Bullaun stone, Kilmacnevan, Co. Westmeath
Co. Westmeath |
Holy Sites & Wells
In the south-west corner of Kilmacnevan graveyard in County Westmeath, a small stone sits with a past that is slightly harder to read than most.
It is a bullaun stone, a type of worked or natural boulder bearing one or more cup-shaped depressions, and examples are found across Ireland in early ecclesiastical settings, sometimes associated with ritual use of water or with cursing traditions. This particular one is unusually small, measuring just 44 centimetres in length, and its shape is the thing that sets it apart: it closely resembles a saddle quern, the kind of curved grinding stone used for processing grain, with a shallow oval hollow worn or cut into its upper surface.

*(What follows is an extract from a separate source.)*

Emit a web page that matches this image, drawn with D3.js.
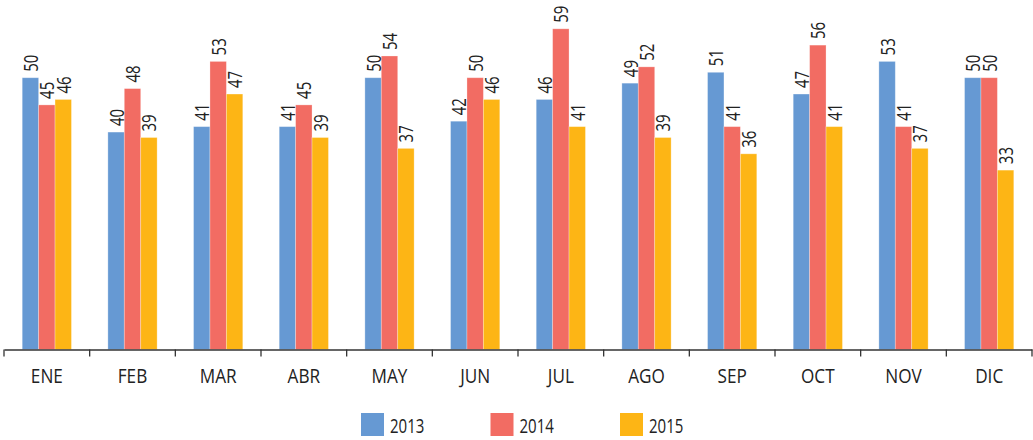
<!DOCTYPE html>
<html>
<head>
<meta charset="utf-8">
<script src="https://cdn.jsdelivr.net/npm/d3@7"></script>
<style>
  body { margin: 0; background: #fff; }
  text { font-family: "Open Sans", sans-serif; fill: #222; }
</style>
</head>
<body>
<div id="chart"></div>
<script>
// Chart data
const months = ['ENE', 'FEB', 'MAR', 'ABR', 'MAY', 'JUN', 'JUL', 'AGO', 'SEP', 'OCT', 'NOV', 'DIC'];
const years = ['2013', '2014', '2015'];
const values2013 = [50, 40, 41, 41, 50, 42, 46, 49, 51, 47, 53, 50];
const values2014 = [45, 48, 53, 45, 54, 50, 59, 52, 41, 56, 41, 50];
const values2015 = [46, 39, 47, 39, 37, 46, 41, 39, 36, 41, 37, 33];
const colors = ['#6699d3', '#f26c63', '#fdb515'];

const series = [values2013, values2014, values2015];

// Size of the svg area
const w = 1033;
const h = 440;
const baseY = 349.5;
// the original font is condensed, so squeeze text horizontally
const digitSqueeze = 0.77;
const letterSqueeze = 0.88;

const svg = d3.select('#chart')
    .append('svg')
    .attr('width', w)
    .attr('height', h);

// Scales
const xScale = d3.scaleBand()
    .domain(months)
    .range([4, 1032])
    .padding(0);

const x1Scale = d3.scaleBand()
    .domain(years)
    .range([0, xScale.bandwidth()])
    .paddingInner(0)
    .paddingOuter(1.11);

const yScale = d3.scaleLinear()
    .domain([0, 64.3])
    .range([baseY, 0]);

const colorScale = d3.scaleOrdinal().domain(years).range(colors);

// Flatten data for drawing
const rows = [];
months.forEach((m, i) => {
  years.forEach((y, j) => {
    rows.push({month: m, year: y, value: series[j][i]});
  });
});

// Bars
svg.selectAll('rect.bar')
    .data(rows)
    .enter()
    .append('rect')
    .attr('class', 'bar')
    .attr('x', (d) => xScale(d.month) + x1Scale(d.year))
    .attr('y', (d) => yScale(d.value))
    .attr('width', x1Scale.bandwidth())
    .attr('height', (d) => baseY - yScale(d.value))
    .attr('fill', (d) => colorScale(d.year))
    .attr('stroke', '#fff')
    .attr('stroke-opacity', 0.35)
    .attr('stroke-width', 0.8);

// Value labels (rotated)
svg.selectAll('text.val')
    .data(rows)
    .enter()
    .append('text')
    .attr('class', 'val')
    .attr('transform', (d) => {
      const cx = xScale(d.month) + x1Scale(d.year) + x1Scale.bandwidth() / 2;
      return 'translate(' + (cx + 7.5) + ',' + (yScale(d.value) - 6) + ') rotate(-90) scale(' + digitSqueeze + ',1)';
    })
    .attr('font-size', 19.5)
    .text((d) => d.value);

// X axis
const xAxis = d3.axisBottom(xScale).tickSize(0).tickSizeOuter(0);
const gx = svg.append('g')
    .attr('transform', 'translate(0,' + baseY + ')')
    .call(xAxis);
gx.select('.domain').attr('stroke', '#333').attr('stroke-width', 1.3);
gx.selectAll('.tick text')
    .attr('y', 0)
    .attr('dy', 0)
    .attr('transform', 'translate(0,33) scale(' + letterSqueeze + ',1)')
    .attr('font-size', 19.5)
    .attr('font-family', '"Open Sans", sans-serif')
    .attr('fill', '#222');

// Tick marks at band boundaries
const bounds = months.map((m) => xScale(m)).concat([xScale.range()[1]]);
gx.selectAll('line.sep')
    .data(bounds)
    .enter()
    .append('line')
    .attr('class', 'sep')
    .attr('x1', (d) => d)
    .attr('x2', (d) => d)
    .attr('y1', 0)
    .attr('y2', 7)
    .attr('stroke', '#333')
    .attr('stroke-width', 1.3);

// Legend
const legendX = d3.scalePoint().domain(years).range([361, 620]);
const legend = svg.selectAll('g.legend')
    .data(years)
    .enter()
    .append('g')
    .attr('class', 'legend')
    .attr('transform', (d) => 'translate(' + legendX(d) + ',413)');

legend.append('rect')
    .attr('width', 23)
    .attr('height', 23)
    .attr('fill', (d) => colorScale(d));

legend.append('text')
    .attr('transform', 'translate(29,19.5) scale(' + digitSqueeze + ',1)')
    .attr('font-size', 19.5)
    .text((d) => d);
</script>
</body>
</html>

The stone's double identity is what makes it quietly interesting. A saddle quern is a domestic, workaday object, the sort associated with meal preparation rather than sacred practice. Yet here, the leading interpretation is that this stone may have served as a stoup, a basin for holy water, set into the wall of the adjacent Kilmacnevan Church. The depression is modest, roughly 22 centimetres across at the top and only 8 centimetres deep, but that would be sufficient for a wall-mounted font at a church entrance. Whether the stone was selected because its existing hollow made it convenient, or whether it was shaped deliberately for that liturgical purpose, is not recorded. The two possibilities sit alongside each other without resolution, which is rather typical of early medieval material culture in Ireland, where the sacred and the practical often occupied the same objects.